Results: The low+LIRD and medium+LIRD exercise groups had greater a- and b-wave ERG amplitudes when compared with the inactive+LIRD group (P < 0.02). The high+LIRD mice only differed from the inactive+LIRD mice in their dark-adapted b-waves. Serum corticosterone increased in the high+LIRD mice (P < 0.006). Retinal CTSB protein levels were higher in the low+LIRD versus high+LIRD mice (P < 0.004) but were otherwise unchanged. Exercise of any intensity decreased C1qa gene expression.
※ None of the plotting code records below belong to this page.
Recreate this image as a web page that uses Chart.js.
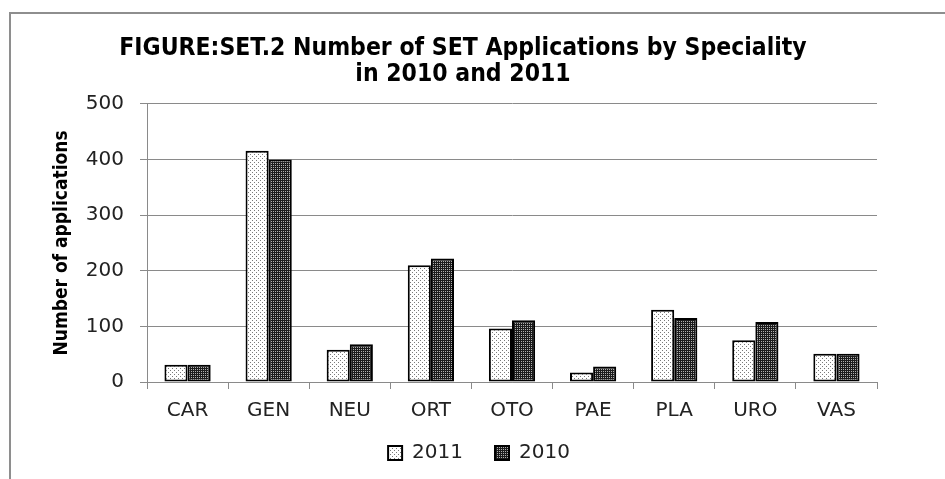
<!DOCTYPE html>
<html>
<head>
<meta charset="utf-8">
<script src="https://cdn.jsdelivr.net/npm/chart.js@4/dist/chart.umd.min.js"></script>
<style>
  html, body { margin: 0; padding: 0; background: #fff; overflow: hidden; }
  #wrap { width: 945px; height: 479px; overflow: hidden; }
</style>
</head>
<body>
<div id="wrap"><canvas id="chart" width="945" height="501"></canvas></div>
<script>
const categories = ['CAR', 'GEN', 'NEU', 'ORT', 'OTO', 'PAE', 'PLA', 'URO', 'VAS'];
const apps2011 = [31, 416, 58, 210, 96, 17, 130, 75, 51];
const apps2010 = [31, 400, 68, 222, 111, 28, 115, 108, 51];
const yTicks = [0, 100, 200, 300, 400, 500];

// dotted fills like the original print-style patterns
function makePattern(bg, dot, cells) {
    let c = document.createElement('canvas');
    c.width = 4;
    c.height = 4;
    let g = c.getContext('2d');
    g.fillStyle = bg;
    g.fillRect(0, 0, 4, 4);
    g.fillStyle = dot;
    cells.forEach(p => g.fillRect(p[0], p[1], 1, 1));
    return g.createPattern(c, 'repeat');
}

let ctx = document.getElementById('chart').getContext('2d'),
    lightFill = makePattern('#ffffff', '#7a7a7a', [[0, 0], [2, 2]]),
    darkFill = makePattern('#1c1c1c', '#b0b0b0', [[1, 1], [3, 1], [1, 3], [3, 3]]);

const frame = {
    id: 'frame',
    beforeDraw: (chart) => {
        let c = chart.ctx;
        c.save();
        c.fillStyle = '#ffffff';
        c.fillRect(0, 0, chart.width, chart.height);
        c.strokeStyle = '#8e8e8e';
        c.lineWidth = 2;
        c.beginPath();
        c.moveTo(10, chart.height);
        c.lineTo(10, 13);
        c.lineTo(chart.width, 13);
        c.stroke();
        c.restore();
    }
};

// the legend needs wide gaps between items but sits close under the axis
const legendLift = {
    id: 'legendLift',
    afterLayout: (chart) => {
        if (chart.legend) {
            chart.legend.top -= 22;
            chart.legend.bottom -= 22;
            chart.legend.left += 16;
            chart.legend.right += 16;
        }
    }
};

let chart = new Chart(ctx, {
    type: 'bar',
    data: {
        labels: categories,
        datasets: [
            {
                label: '2011',
                data: apps2011,
                backgroundColor: lightFill,
                borderColor: '#000',
                borderWidth: 2,
                borderSkipped: false
            },
            {
                label: '2010',
                data: apps2010,
                backgroundColor: darkFill,
                borderColor: '#000',
                borderWidth: 2,
                borderSkipped: false
            }
        ]
    },
    options: {
        responsive: false,
        animation: false,
        layout: { padding: { left: 49, right: 68, top: 36, bottom: 6 } },
        datasets: { bar: { categoryPercentage: 0.57, barPercentage: 1 } },
        plugins: {
            title: {
                display: true,
                text: ['FIGURE:SET.2 Number of SET Applications by Speciality', 'in 2010 and 2011'],
                color: '#000',
                font: { family: 'DejaVu Sans Condensed', size: 24.5, weight: 'bold', lineHeight: 1.04 },
                padding: { top: 0, bottom: 17 }
            },
            legend: {
                position: 'bottom',
                labels: {
                    color: '#222',
                    font: { family: 'DejaVu Sans', size: 20 },
                    boxWidth: 14,
                    boxHeight: 14,
                    padding: 32
                }
            },
            tooltip: { enabled: false }
        },
        scales: {
            x: {
                grid: { drawOnChartArea: false, drawTicks: true, tickLength: 7, color: '#8a8a8a', offset: true },
                border: { display: true, color: '#8a8a8a', width: 1 },
                ticks: { color: '#222', font: { family: 'DejaVu Sans', size: 20 }, padding: 10 }
            },
            y: {
                min: 0,
                max: 500,
                afterBuildTicks: (scale) => { scale.ticks = yTicks.map(v => ({ value: v })); },
                afterFit: (scale) => { scale.width = 147 - 49; },
                grid: { color: '#8a8a8a', tickLength: 7 },
                border: { display: true, color: '#8a8a8a', width: 1 },
                ticks: { color: '#222', font: { family: 'DejaVu Sans', size: 20 }, padding: 16 },
                title: {
                    display: true,
                    text: 'Number of applications',
                    color: '#000',
                    font: { family: 'DejaVu Sans Condensed', size: 19, weight: 'bold' },
                    padding: 2
                }
            }
        }
    },
    plugins: [frame, legendLift]
});
</script>
</body>
</html>
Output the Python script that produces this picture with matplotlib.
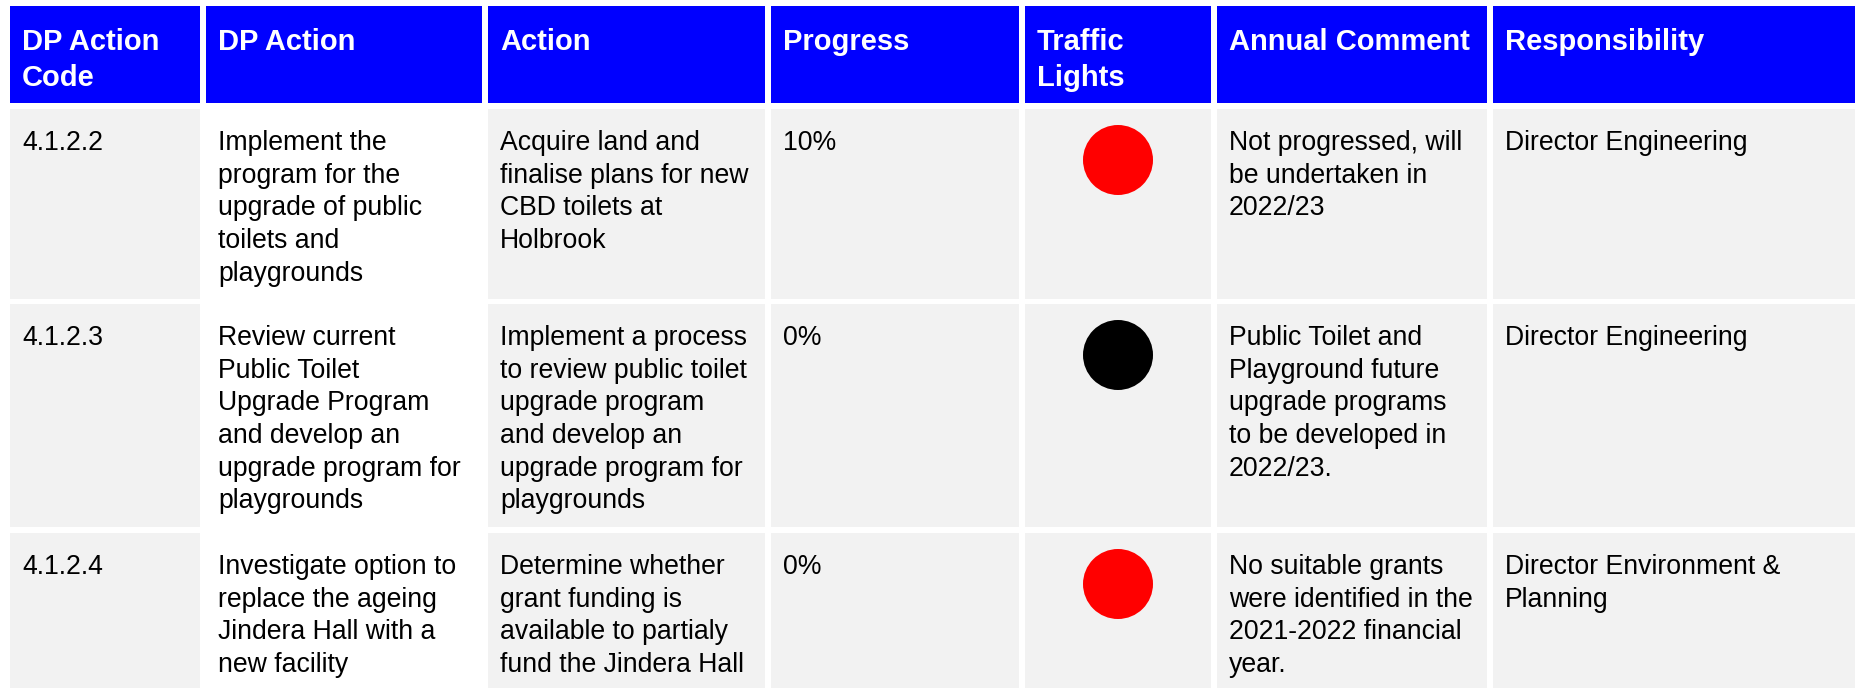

Conclusions: Faster running did not additionally protect against LIRD, but it did increase serum corticosterone, suggesting stress-induced limits to exercise benefits. Unexpectedly, exercise did not increase CTSB proteins levels in muscle or serum, suggesting that it may not mediate exercise effects. Our results have implications for the use of low-intensity exercise as a vision loss treatment.

Figure 1

Experimental design. Timeline shown in the middle. Running procedure on top, and experimental procedures on bottom. Wk, week; sac, sacrifice.

Figure 2

Effect of exercise intensity on retinal function. Representative ERG waveforms are shown for maximum dark-adapted (DA) stimuli (A, 2.5 log cd s/m²) and flicker (E, 2.0 log cd s/m²). Quantified ERG amplitudes are depicted for dark-adapted a-wave (B), dark-adapted b-wave (C), light-adapted (LA) b-wave (D), and flicker (F). Data are depicted as mean ± SEM. Circles on (F) represent measurements for individual animals. Colored asterisks refer to the difference between the group they are closest to and the group of the referenced color. Amp, amplitude, div, division. *P < 0.026, **P < 0.005, ***P < 0.001.

Figure 3

High-intensity exercise increases serum corticosterone. Serum corticosterone was elevated in mice exercised at high intensity, but not low or medium intensity. Data are depicted as mean ± SEM. Circles represent measurements for individual animals. Colored asterisks refer to the difference between the group they are closest to and the group of the referenced color. *P < 0.05, **P < 0.01.

Figure 4

CTSB gene expression and protein levels altered in retina after exercise. CTSB protein in calf muscle was analyzed by exercise level (A) and when comparing all inactive (inactive+LIRD and naïve) mice to all exercised mice (B). CTSB protein levels were also examined in the brain (C) and serum (D). In the retina, CTSB gene expression (E) and protein levels (F) were measured. Data are depicted as mean ± SEM normalized to inactive+LIRD for A and C–E and to all inactive in B. Circles represent measurements for individual animals. Colored asterisks refer to the difference between the group they are closest to and the group of the referenced color. *P < 0.05, **P < 0.01, ***P < 0.001.

Figure 5

No correlation in calf muscle or retinal CTSB to functional protection. (A) Active animals across all three exercise intensity groups were divided into high- and low-muscular CTSB levels. Animals with a calf muscle CTSB level 10% higher than the max inactive+LIRD animal were classified as “high CTSB” and compared with those below the threshold “low CTSB” for dark-adapted b-wave amplitude. The brightest flash dark-adapted b-wave amplitudes showed no correlation with calf muscle CTSB (B) and retinal CTSB protein (C). Circles represent measurements for individual animals. Data in A depicted as mean ± SEM. Linear regression line shown in B and C. Amp, amplitude.

Figure 6

Any exercise intensity lowers retinal C1qa gene expression. Retinal C1qa mRNA was elevated in inactive+LIRD animals, but preserved at naïve levels in mice exercised at any of the three treadmill speeds. Data are depicted as mean ± SEM. Circles represent measurements for individual animals. Colored asterisks refer to the difference between the group they are closest to and the group of the referenced color. *P < 0.05, **P < 0.01, ***P < 0.001.